Processing Hadoop Files and Tables - Parallel Transporter

Teradata Parallel Transporter Reference

Product
Parallel Transporter
Release Number
15.00
Language
English (United States)
Last Update
2018-09-27
dita:id
B035-2436
lifecycle
previous
Product Category
Teradata Tools and Utilities

Processing Hadoop Files and Tables

In addition to reading and writing from flat files and access modules, the DataConnector operator also has the ability to read and write Hadoop files and tables. Based on the set of attributes submitted with the DataConnector operator, one of two Hadoop interfaces will be used.

HDFS API Interface

  • When the attribute HadoopHost is specified with the DataConnector operator, the operator will use the HDFS API interface to process Hadoop files.
  • The TPT HDFS Interface can be invoked on the cluster or on a remote Hadoop Client. The HadoopHost property identifies the cluster where the HDFS operation is to be performed and its presence activates the HDFS operation. All standard file functions and features of the Data Connector will be performed on the HDFS file system when it has been activated as described above.
  • TDCH-TPT Interface

  • When any Hadoop attributes besides HadoopHost and HadoopUser are submitted with the DataConnector operator, the operator will use the TDCH-TPT interface to process Hadoop files and tables. Throughout the rest of this section, these Hadoop attributes will be referred to as TDCH-specific Hadoop attributes.
  • Teradata Connector for Hadoop
  • The Teradata Connector for Hadoop, or TDCH, is a set of APIs and tools that support high-performance parallel bi-directional data movement between Teradata systems and products in the Hadoop ecosystem.
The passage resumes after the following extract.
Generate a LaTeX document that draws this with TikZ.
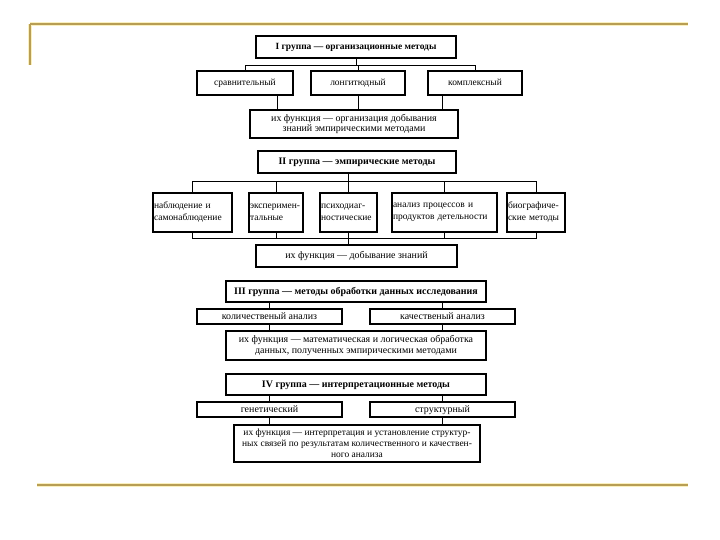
\documentclass[tikz,border=0pt]{standalone}
\usepackage{fontspec}
\setmainfont{Liberation Serif}
\usepackage{tikz}
\usetikzlibrary{positioning}
\definecolor{slidegold}{RGB}{184,158,84}
\definecolor{slideglow}{RGB}{250,240,190}

\begin{document}
\begin{tikzpicture}[x=1bp, y=-1bp, line width=0.8bp,
    every node/.style={font=\fontsize{10}{11}\selectfont},
    box/.style={draw, line width=1.1bp, inner sep=1bp, align=center},
    one/.style={box, text height=1.6ex, text depth=0.5ex},
    title/.style={one, font=\fontsize{10}{11}\selectfont\bfseries},
    wire/.style={line width=0.8bp}]
  \useasboundingbox (0,0) rectangle (720,540);
  % slide rules
  \draw[slideglow, line width=4bp] (30,24) -- (688,24) (30,24) -- (30,65) (37,485) -- (688,485);
  \draw[slidegold, line width=2bp] (30,24) -- (688,24) (30,24) -- (30,65) (37,485) -- (688,485);

  % I group
  \node[title, minimum width=200bp, minimum height=22bp, font=\fontsize{9.5}{11}\selectfont\bfseries] (g1) at (356,47) {I группа --- организационные методы};
  \node[one, minimum width=96bp, minimum height=24bp, font=\fontsize{9.5}{11}\selectfont] (a1) at (245,83) {сравнительный};
  \node[one, minimum width=94bp, minimum height=24bp, font=\fontsize{9.5}{11}\selectfont] (a2) at (358,83) {лонгитюдный};
  \node[one, minimum width=94bp, minimum height=24bp, font=\fontsize{9.5}{11}\selectfont] (a3) at (475,83) {комплексный};
  \node[box, minimum width=208bp, minimum height=28bp] (f1) at (354,124)
    {их функция --- организация добывания\\знаний эмпирическими методами};
  \draw[wire] (g1.south) -- (g1.south |- 0,66);
  \draw[wire] (a1.north) -- ++(0,-5) -| (a3.north);
  \draw[wire] (a2.north) -- ++(0,-5);
  \draw[wire] ([xshift=32bp]a1.south) -- ([xshift=32bp]a1.south |- f1.north);
  \draw[wire] (a2.south) -- (a2.south |- f1.north);
  \draw[wire] ([xshift=-33bp]a3.south) -- ([xshift=-33bp]a3.south |- f1.north);

  % II group
  \node[title, minimum width=198bp, minimum height=22bp] (g2) at (357,162) {II группа --- эмпирические методы};
  \foreach \n/\x/\w/\t in {b1/192.5/79/{наблюдение и\\самонаблюдение},
                           b2/276/54/{эксперимен-\\тальные},
                           b3/348.5/57/{психодиаг-\\ностические},
                           b4/444.5/105/{анализ процессов и\\продуктов детельности},
                           b5/536/58/{биографиче-\\ские методы}} {
    \node[box, align=left, inner sep=1bp, text width=\w bp-2bp, minimum height=39bp,
          font=\fontsize{9.5}{12}\selectfont] (\n) at (\x,212.5) {\t};
  }
  \node[one, minimum width=201bp, minimum height=22bp] (f2) at (356.5,256) {их функция --- добывание знаний};
  \draw[wire] (g2.south -| b3.north) -- (b3.north);
  \draw[wire] (b1.north) -- ++(0,-11) -| (b5.north);
  \draw[wire] (b1.south) -- ++(0,6) -| (b5.south);
  \foreach \n in {b2,b4} {
    \draw[wire] (\n.north) -- ++(0,-11);
    \draw[wire] (\n.south) -- ++(0,6);
  }
  \draw[wire] (b3.south) -- (b3.south |- f2.north);

  % III group
  \node[title, minimum width=260bp, minimum height=21bp] (g3) at (356,291.5) {III группа --- методы обработки данных исследования};
  \node[one, minimum width=145bp, minimum height=15bp, inner sep=0pt] (c1) at (269.5,316.5) {количественый анализ};
  \node[one, minimum width=145bp, minimum height=15bp, inner sep=0pt] (c2) at (442.5,316.5) {качественый анализ};
  \node[box, minimum width=260bp, minimum height=29bp] (f3) at (356,345.5)
    {их функция --- математическая и логическая обработка\\данных, полученных эмпирическими методами};
  \foreach \n in {c1,c2} {
    \draw[wire] (\n.north |- g3.south) -- (\n.north);
    \draw[wire] (\n.south) -- (\n.south |- f3.north);
  }

  % IV group
  \node[title, minimum width=260bp, minimum height=21bp] (g4) at (356,384.5) {IV группа --- интерпретационные методы};
  \node[one, minimum width=145bp, minimum height=15bp, inner sep=0pt] (d1) at (269.5,409.5) {генетический};
  \node[one, minimum width=145bp, minimum height=15bp, inner sep=0pt] (d2) at (442.5,409.5) {структурный};
  \node[box, minimum width=246bp, minimum height=37bp, font=\fontsize{9.5}{11}\selectfont] (f4) at (357,443.5)
    {их функция --- интерпретация и установление структур-\\ных связей по результатам количественного и качествен-\\ного анализа};
  \foreach \n in {d1,d2} {
    \draw[wire] (\n.north |- g4.south) -- (\n.north);
    \draw[wire] (\n.south) -- (\n.south |- f4.north);
  }
\end{tikzpicture}
\end{document}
TDCH is built atop the MapReduce framework, and utilizes its distributed nature to offer extreme scalability and performance when transferring data between Teradata systems and Hadoop. For more information about TDCH, see the Teradata Connector for Hadoop tutorial.
  • Utilizing TDCH in TPT Scripts via the TDCH-TPT Interface
  • The TDCH-TPT interface is a bridge between TPT and TDCH. The TDCH-TPT interface extends TDCH to support Hadoop file and table transfers to TPT, and vice versa. This interface gives TPT users the ability to utilize all of the pre-existing TDCH functionality within a TPT script, and gives TDCH users the ability to utilize TPT-specific functionalities alongside TDCH.
  • When a TPT job script includes the DataConnector operator alongside any of the TDCH-specific Hadoop attributes, the DataConnector operator will launch a TDCH job using those TDCH-specific Hadoop attributes supplied in the TPT script. Once TDCH has validated the attribute values and filled in defaults for any missing attributes, TDCH will submit the job to the MapReduce framework. Once the map tasks have been initialized on the nodes in the Hadoop cluster, they will connect to the DataConnector operator and begin transferring data.
  • Limitations to the TDCH-TPT interface
  • To utilize the TDCH-TPT interface, the node on which TPT is running must have the Hadoop client jars installed, as the DataConnector operator must be able to launch a MapReduce job via a call to the Hadoop CLI.
  • The TDCH-TPT interface is only supported on the Linux platform.
  • Because the DataConnector operator relies on TDCH to read from and write to Hadoop files and tables, many of the traditional DataConnector operator attributes are not supported alongside the TDCH-TPT interface. For example, when using the DataConnector producer, the FileName attribute is superseded by the TDCH-specific HadoopSourcePaths attribute. Similarly, the Format attribute is superseded by the TDCH-specific HadoopFileFormat attribute. If an unsupported attribute is submitted alongside TDCH-specific Hadoop attributes, the TPT job will fail.
  • Due to TDCH's batch processing nature, many of the DataConnector operator's active data warehousing features are not supported when using the TDCH-TPT interface. For example, because the MapReduce job processes data out-of-order, the DataConnector's checkpoint/restart feature is unavailable when utilizing the TDCH-TPT interface. Similarly, because the TDCH job requires a single file or table name as an argument, the DataConnector operator's directory scan feature is unavailable when utilizing TDCH-TPT interface. If an unsupported feature is utilized alongside the TDCH-TPT interface, the TPT job will fail.
  • When using the TDCH-TPT interface to process Hadoop files and tables, multiple instances of the DataConnector operator are not supported. If multiple instances of the DataConnector are defined, the TPT job will fail.
  • Debugging the TDCH-TPT Interface
  • In the scenario that a failure occurs during TDCH job setup or data transfer between TDCH and TPT, the TDCH log is available in the TPT logs directory. The name of the TDCH log will be "TDCH-TPT_log_<job-id>.txt," where "<job_id>" is the job's process ID. For more information, see the MapReduce logs via the JobTracker's web interface or by navigating to the Hadoop installation's userlogs directory.